A intensa imigração de venezuelanos e as consequências socioeconômicas em Pacaraima foram tratados numa audiência pública promovida pela Assembleia Legislativa na tarde desta terça-feira (19) no município, a 218 quilômetros de Boa Vista. O presidente do Poder Legislativo, Soldado Sampaio (PCdoB), foi representado pelo vice, Marcelo Cabral (sem partido), que sugeriu uma carta aberta, assinada por todos os atores envolvidos, com as demandas expostas, e a criação de um decreto federal para regularizar a entrada dos imigrantes.
Moradores pediram mais segurança pública e melhorias nos serviços prestados. Há mais de 20 anos residindo em Pacaraima, Egídio de Moura Faitão acompanhou de perto a criação do município.
“Não sou contra a Acolhida [Operação Acolhida]. Sou contra a forma como esse processo está sendo realizado. O sistema não pode ser feito do jeito que está. O Exército tem o dever de proteger a fronteira. A violência cresceu aqui e ele é responsável por nossa segurança”, argumentou o morador, um dos integrantes da comissão de emancipação de Pacaraima.
O aposentado Ari Silva cobrou melhorias no fornecimento de água. “A cidade cresceu, tem muita gente aqui em Pacaraima e não temos um serviço decente. A Caer [Companhia de Águas e Esgotos de Roraima] não se preocupou em fazer novo reservatório. Um absurdo isso. O abastecimento aqui não existe e a segurança pública está em perigo”, destacou.
O presidente da Caer, James Serrador, admitiu que a população cresceu devido à imigração. Segundo ele, obras significativas foram executadas com o aumento exponencial da demanda.
“Reformamos um reservatório elevado e um apoiado, perfuramos poços, fizemos extensão de rede, mas nada disso adiantou”. Mas para minimizar os impactos causados pela alta demanda, o presidente revelou que vai perfurar mais três poços artesianos em Pacaraima, a partir de novembro, dobrando a capacidade de produção de água.
Sonho de dias melhores
Com o fechamento da fronteira, muitos migrantes sofrem impactos substanciais, pois houve deportações coletivas e ilegais, inviabilizando a regularização migratória. Foi o que aconteceu com Ana Bela, de São Félix, Venezuela. Morando nas ruas de Pacaraima há mais de três meses, ela aguarda a liberação da documentação para seguir em frente. A meta é chegar ao Sul do Brasil.
“Agora, o que eu quero é uma autorização para poder ir para outro estado, pois tenho duas crianças pequenas que estão dormindo na rua. Preciso cuidar dos meus filhos”, reclamou.
Ela conta ainda que diariamente é hostilizada pelos moradores do município, o que lhe causa medo e insegurança. “Sou uma pessoa do bem, mas sei que tem muitos venezuelanos de má índole.
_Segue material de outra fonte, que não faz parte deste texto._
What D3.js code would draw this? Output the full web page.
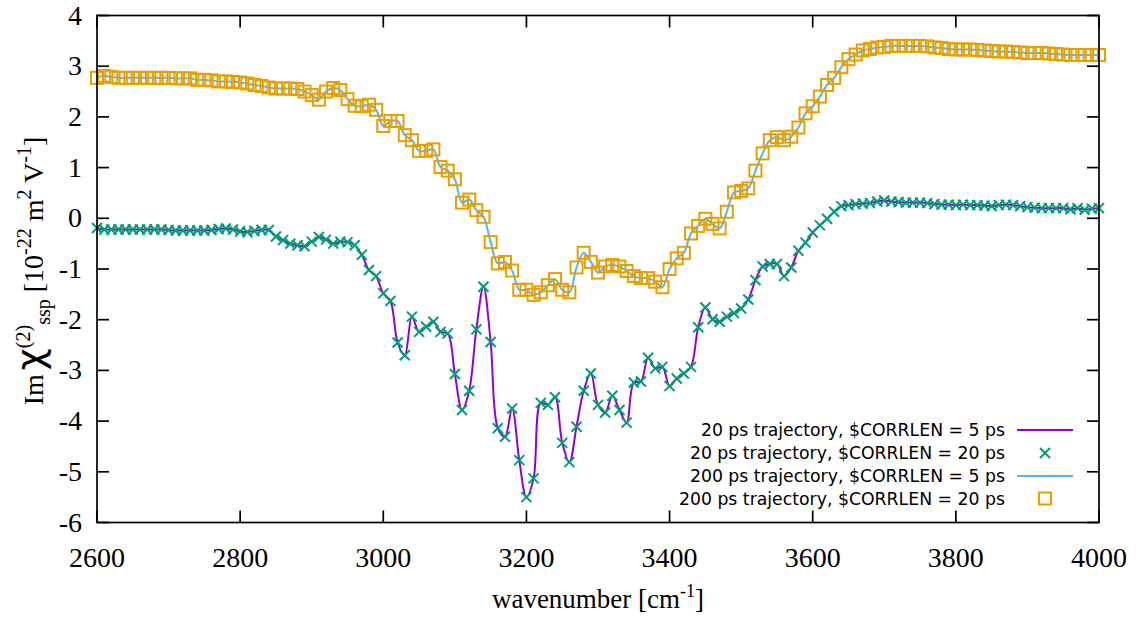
<!DOCTYPE html>
<html>
<head>
<meta charset="utf-8">
<script src="https://cdn.jsdelivr.net/npm/d3@7"></script>
<style>
  body { margin: 0; background: #fff; }
  svg { display: block; }
</style>
</head>
<body>
<svg></svg>
<script>
// wavenumber grid of the spectra, cm^-1
var wavenumbers = d3.range(2600, 4001, 10);

// 20 ps trajectory, $CORRLEN = 20 ps (green crosses)
var chi20 = [
  -0.19, -0.22, -0.22, -0.22, -0.22, -0.22, -0.22, -0.22, -0.22, -0.22,
  -0.23, -0.24, -0.24, -0.24, -0.24, -0.24, -0.23, -0.21, -0.20, -0.22,
  -0.26, -0.27, -0.25, -0.23, -0.23, -0.36, -0.43, -0.50, -0.53, -0.55,
  -0.46, -0.37, -0.42, -0.50, -0.46, -0.47, -0.53, -0.72, -1.02, -1.14,
  -1.48, -1.63, -2.45, -2.70, -1.94, -2.24, -2.14, -2.04, -2.24, -2.27,
  -3.07, -3.78, -3.40, -2.19, -1.35, -2.44, -4.14, -4.31, -3.75, -4.77,
  -5.50, -5.13, -3.64, -3.68, -3.53, -4.43, -4.81, -4.11, -3.40, -3.06,
  -3.68, -3.83, -3.50, -3.78, -4.03, -3.24, -3.22, -2.75, -2.96, -2.93,
  -3.31, -3.16, -3.06, -2.93, -2.15, -1.76, -1.99, -2.04, -1.94, -1.87,
  -1.78, -1.60, -1.22, -0.95, -0.90, -0.90, -1.14, -0.97, -0.64, -0.48,
  -0.28, -0.14, -0.01, 0.13, 0.24, 0.26, 0.28, 0.29, 0.30, 0.33,
  0.35, 0.33, 0.32, 0.31, 0.31, 0.31, 0.30, 0.28, 0.27, 0.27,
  0.26, 0.27, 0.26, 0.26, 0.25, 0.24, 0.26, 0.27, 0.26, 0.24,
  0.22, 0.21, 0.20, 0.20, 0.20, 0.20, 0.18, 0.20, 0.17, 0.19,
  0.20
];

// 200 ps trajectory, $CORRLEN = 20 ps (orange squares)
var chi200 = [
  2.77, 2.81, 2.79, 2.77, 2.77, 2.77, 2.77, 2.77, 2.77, 2.77,
  2.77, 2.76, 2.76, 2.76, 2.73, 2.73, 2.72, 2.70, 2.70, 2.69,
  2.68, 2.66, 2.63, 2.61, 2.58, 2.56, 2.56, 2.56, 2.55, 2.50,
  2.43, 2.34, 2.50, 2.57, 2.53, 2.35, 2.22, 2.21, 2.24, 2.14,
  1.82, 1.92, 1.92, 1.64, 1.54, 1.33, 1.33, 1.36, 1.01, 0.94,
  0.77, 0.31, 0.37, 0.16, 0.03, -0.47, -0.89, -0.86, -1.03, -1.41,
  -1.41, -1.51, -1.46, -1.32, -1.20, -1.41, -1.46, -0.97, -0.68, -0.86,
  -1.07, -0.95, -0.92, -0.95, -1.04, -1.14, -1.18, -1.18, -1.25, -1.36,
  -1.00, -0.79, -0.68, -0.30, -0.15, -0.01, -0.11, -0.20, 0.13, 0.51,
  0.54, 0.59, 0.94, 1.28, 1.54, 1.60, 1.54, 1.61, 1.79, 2.07,
  2.21, 2.40, 2.63, 2.77, 2.98, 3.14, 3.23, 3.31, 3.34, 3.37,
  3.38, 3.40, 3.40, 3.40, 3.40, 3.40, 3.39, 3.37, 3.36, 3.34,
  3.33, 3.33, 3.33, 3.32, 3.31, 3.30, 3.29, 3.29, 3.28, 3.27,
  3.26, 3.26, 3.26, 3.25, 3.24, 3.23, 3.22, 3.22, 3.22, 3.22,
  3.22
];

// the 5 ps curves lie on top of the 20 ps points at this scale
var chi20short = chi20;
var chi200short = chi200;

var legendLabels = [
  "20 ps trajectory, $CORRLEN = 5 ps",
  "20 ps trajectory, $CORRLEN = 20 ps",
  "200 ps trajectory, $CORRLEN = 5 ps",
  "200 ps trajectory, $CORRLEN = 20 ps"
];

var xTicks = d3.range(2600, 4001, 200);
var yTicks = d3.range(-6, 5, 1);

var width = 1143,
    height = 627;

// plot box edges (note: "top" is taken by window.top)
var boxL = 97, boxR = 1099, boxT = 15.5, boxB = 522.5;

var PURPLE = "#9400d3", GREEN = "#009e73", BLUE = "#56b4e9", ORANGE = "#e69f00";

var svg = d3.select("svg")
    .attr("width", width)
    .attr("height", height);

var x = d3.scaleLinear().domain([2600, 4000]).range([boxL, boxR]);
var y = d3.scaleLinear().domain([-6, 4]).range([boxB, boxT]);

function series(vals) {
  return vals.map(function (v, i) { return [wavenumbers[i], v]; });
}

var line = d3.line()
    .x(function (d) { return x(d[0]); })
    .y(function (d) { return y(d[1]); })
    .curve(d3.curveCatmullRom.alpha(0.5));

var plot = svg.append("g");

// 20 ps, 5 ps
plot.append("path")
    .datum(series(chi20short))
    .attr("d", line)
    .attr("fill", "none")
    .attr("stroke", PURPLE)
    .attr("stroke-width", 2);

// 20 ps, 20 ps  crosses
function crossPath(s) {
  return "M" + (-s) + "," + (-s) + "L" + s + "," + s + "M" + (-s) + "," + s + "L" + s + "," + (-s);
}
plot.selectAll("path.cross")
    .data(series(chi20))
  .enter().append("path")
    .attr("class", "cross")
    .attr("transform", function (d) { return "translate(" + x(d[0]) + "," + y(d[1]) + ")"; })
    .attr("d", crossPath(5))
    .attr("stroke", GREEN)
    .attr("stroke-width", 2)
    .attr("fill", "none");

// 200 ps, 5 ps
plot.append("path")
    .datum(series(chi200short))
    .attr("d", line)
    .attr("fill", "none")
    .attr("stroke", BLUE)
    .attr("stroke-width", 2);

// 200 ps, 20 ps  squares
plot.selectAll("rect.sq")
    .data(series(chi200))
  .enter().append("rect")
    .attr("class", "sq")
    .attr("x", function (d) { return x(d[0]) - 6; })
    .attr("y", function (d) { return y(d[1]) - 6; })
    .attr("width", 12)
    .attr("height", 12)
    .attr("fill", "none")
    .attr("stroke", ORANGE)
    .attr("stroke-width", 2);

// frame and ticks (mirrored on all sides)
var axes = svg.append("g").attr("stroke", "#000").attr("stroke-width", 1.7);
var TL = 12;
axes.selectAll("line.xb").data(xTicks).enter().append("line")
    .attr("x1", function (d) { return x(d); }).attr("x2", function (d) { return x(d); })
    .attr("y1", boxB).attr("y2", boxB - TL);
axes.selectAll("line.xt").data(xTicks).enter().append("line")
    .attr("x1", function (d) { return x(d); }).attr("x2", function (d) { return x(d); })
    .attr("y1", boxT).attr("y2", boxT + TL);
axes.selectAll("line.yl").data(yTicks).enter().append("line")
    .attr("y1", function (d) { return y(d); }).attr("y2", function (d) { return y(d); })
    .attr("x1", boxL).attr("x2", boxL + TL);
axes.selectAll("line.yr").data(yTicks).enter().append("line")
    .attr("y1", function (d) { return y(d); }).attr("y2", function (d) { return y(d); })
    .attr("x1", boxR).attr("x2", boxR - TL);
axes.append("rect")
    .attr("x", boxL).attr("y", boxT)
    .attr("width", boxR - boxL).attr("height", boxB - boxT)
    .attr("fill", "none");

var serif = "'Liberation Serif', 'Times New Roman', serif";

svg.selectAll("text.xt").data(xTicks).enter().append("text")
    .attr("x", function (d) { return x(d); })
    .attr("y", 567)
    .attr("text-anchor", "middle")
    .style("font-family", serif).style("font-size", "28px")
    .text(function (d) { return d; });

svg.selectAll("text.yt").data(yTicks).enter().append("text")
    .attr("x", 82)
    .attr("y", function (d) { return y(d) + 9; })
    .attr("text-anchor", "end")
    .style("font-family", serif).style("font-size", "28px")
    .text(function (d) { return d; });

// axis titles
var xt = svg.append("text")
    .attr("x", 598).attr("y", 608)
    .attr("text-anchor", "middle")
    .style("font-family", serif).style("font-size", "27px");
xt.append("tspan").text("wavenumber [cm");
xt.append("tspan").attr("dy", -11).style("font-size", "18px").text("-1");
xt.append("tspan").attr("dy", 11).text("]");

var yt = svg.append("text")
    .attr("transform", "translate(43,271) rotate(-90)")
    .attr("text-anchor", "middle")
    .style("font-family", serif).style("font-size", "28px");
yt.append("tspan").text("Im");
yt.append("tspan").attr("dx", 4).style("font-family", "'DejaVu Sans', sans-serif").style("font-size", "38px").text("χ");
yt.append("tspan").attr("dy", -13).style("font-size", "20px").text("(2)");
yt.append("tspan").attr("dy", 20).style("font-size", "20px").text("ssp");
yt.append("tspan").attr("dy", -7).text(" [10");
yt.append("tspan").attr("dy", -12).style("font-size", "20px").text("-22");
yt.append("tspan").attr("dy", 12).text(" m");
yt.append("tspan").attr("dy", -12).style("font-size", "20px").text("2");
yt.append("tspan").attr("dy", 12).text(" V");
yt.append("tspan").attr("dy", -12).style("font-size", "20px").text("-1");
yt.append("tspan").attr("dy", 12).text("]");

// legend
var legY = [430, 453, 476, 498.5];
var leg = svg.append("g");
leg.selectAll("text").data(legendLabels).enter().append("text")
    .attr("x", 1005)
    .attr("y", function (d, i) { return legY[i] + 6; })
    .attr("text-anchor", "end")
    .style("font-family", "'DejaVu Sans', sans-serif")
    .style("font-size", "17.3px")
    .attr("fill", "#000")
    .text(function (d) { return d; });

leg.append("line").attr("x1", 1017).attr("x2", 1073).attr("y1", legY[0]).attr("y2", legY[0])
    .attr("stroke", PURPLE).attr("stroke-width", 2);
leg.append("path").attr("transform", "translate(1045," + legY[1] + ")")
    .attr("d", crossPath(5)).attr("stroke", GREEN).attr("stroke-width", 2);
leg.append("line").attr("x1", 1017).attr("x2", 1073).attr("y1", legY[2]).attr("y2", legY[2])
    .attr("stroke", BLUE).attr("stroke-width", 2);
leg.append("rect").attr("x", 1039).attr("y", legY[3] - 6).attr("width", 12).attr("height", 12)
    .attr("fill", "none").attr("stroke", ORANGE).attr("stroke-width", 2);
</script>
</body>
</html>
Não quero pagar por uma coisa que não sou”, disse.
Ana Bela e milhares de compatriotas, muitos deles solicitantes de refúgio e de acolhimento humanitário, passam por situações constrangedoras nas ruas da cidade.
“Já vi muitos passarem por situações difíceis aqui, mas nem todos são marginais. Estou com outras mulheres e várias crianças, uma inclusive com deficiência mental, e só queremos fazer parte da interiorização”, revelou uma venezuelana que não quis se identificar.
A audiência pública contou ainda com a participação de especialistas jurídicos, lideranças políticas e indígenas do município, vereadores, secretários municipais, Polícia Civil, Comando-Geral da Polícia Militar, senador Telmário Mota (Pros) por videoconferência, deputado federal Ottaci Nascimento (Solidariedade), Defensoria Pública da União (responsável pelo sistema migratório em Roraima) e o alto escalão da Operação Acolhida. Todas as ONGs (organizações não governamentais) que estão instaladas no município foram convidadas a participar, mas nenhum representante compareceu.